El monólogo del protagonista crea un mundo: es el universo mineiro que está enquistado en el centro del Brasil, tierras altas y áridas, que lindan con el desierto del Nordeste, con esa Bahía ya poetizada por narradores y sociólogos. Es un mundo de tradicional violencia, de pasión ardida, de fábula que Guimarães Rosa ubica cronológicamente a fines de siglo pero que sigue conmoviéndose hasta el día de hoy, como lo documentan trágicamente los periódicos. Ese mundo es, por otra parte, el mismo de las grandes narraciones de la literatura latinoamericana: el Facundo, de Sarmiento, con su vasta perspectiva de la pampa y sus caudillos; el Martín Fierro, de Hernández, con su denuncia del aniquilamiento de un tipo humano: el gaucho; la Excursión a los indios Ranqueles, de Lucio V. Mansilla, con su crónica pintoresca de la extinción de otra raza; el Ismael y las demás novelas del ciclo épico con que Acevedo Díaz recrea las fuentes de la nacionalidad uruguaya; The Purple Land, del angloargentino Hudson, que evoca con ojos extranjeros e irónicos la misma tierra uruguaya dividida por las facciones políticas; Nostromo, de Joseph Conrad, que convierte en barroca alegoría todo el mundo latinoamericano de revoluciones, exceso tropical y lealtades divididas; Tirano Banderas, del gallego Valle Inclán, que traspasa a clave esperpéntica y lingüísticamente inagotable esa misma visión de Conrad; El águila y la serpiente, de Martín Luis Guzmán, que resume en Pancho Villa la esencia de la revolución mexicana; Doña Bárbara, de Rómulo Gallegos, que convierte en símbolo accesible el hechizo de la tierra americana.

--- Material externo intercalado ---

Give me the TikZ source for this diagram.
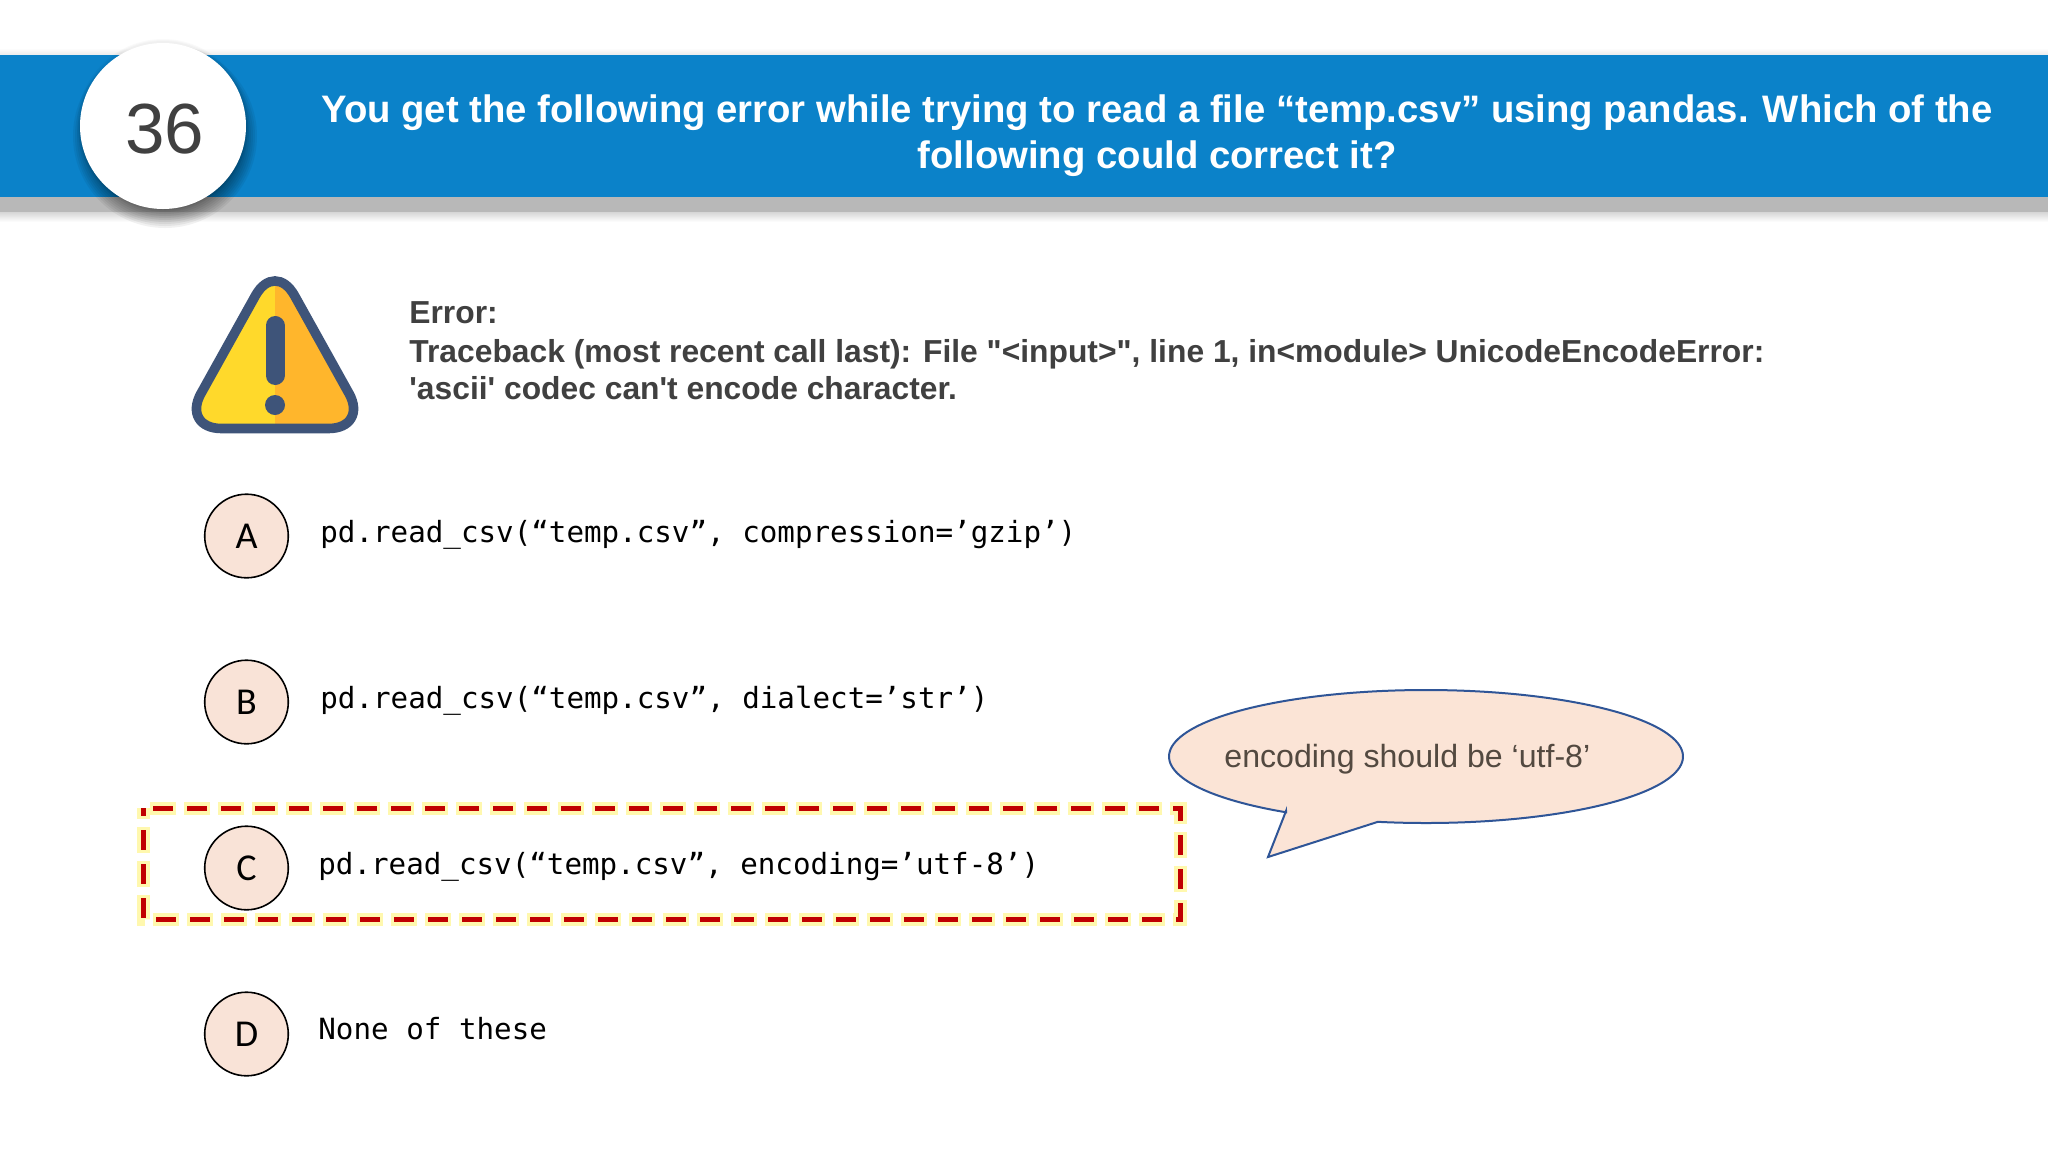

No es nuevo en las letras brasileñas el mundo que intenta recrear Guimarães Rosa. Entre sus antecedentes más notorios se encuentra precisamente Os sertões, de Euclides da Cunha. Este enorme y algo monstruoso libro de 1902 ya había descubierto para la literatura un territorio y unos personajes muy similares a los que Guimarães Rosa explota en Grande Sertão: Veredas. Por otra parte, Da Cunha había tenido la ventaja de participar directamente, como periodista del diario O Estado de São Paulo, en la campaña que dirigió el Gobierno contra uno de los más famosos jaguncos, Antonio Conselheiro, que se había atrincherado en Canudos. En un libro de este título y en la gran obra sociológica de 1902, Euclides da Cunha dejó un testimonio notabilísimo de ese mundo y esos hombres. Las vinculaciones de da Cunha con Guimarães Rosa son notables: también da Cunha ha estado relacionado con el Ejército, aunque en calidad de militar; también da Cunha fue diplomático y estuvo encargado, bajo la dirección del Barão do Rio Branco, de importantes misiones de demarcación de fronteras. Pero estas semejanzas accidentales importan menos que la esencial. Desde muchos puntos de vista, la obra de Guimarães Rosa prolonga y trasciende la de Euclides da Cunha.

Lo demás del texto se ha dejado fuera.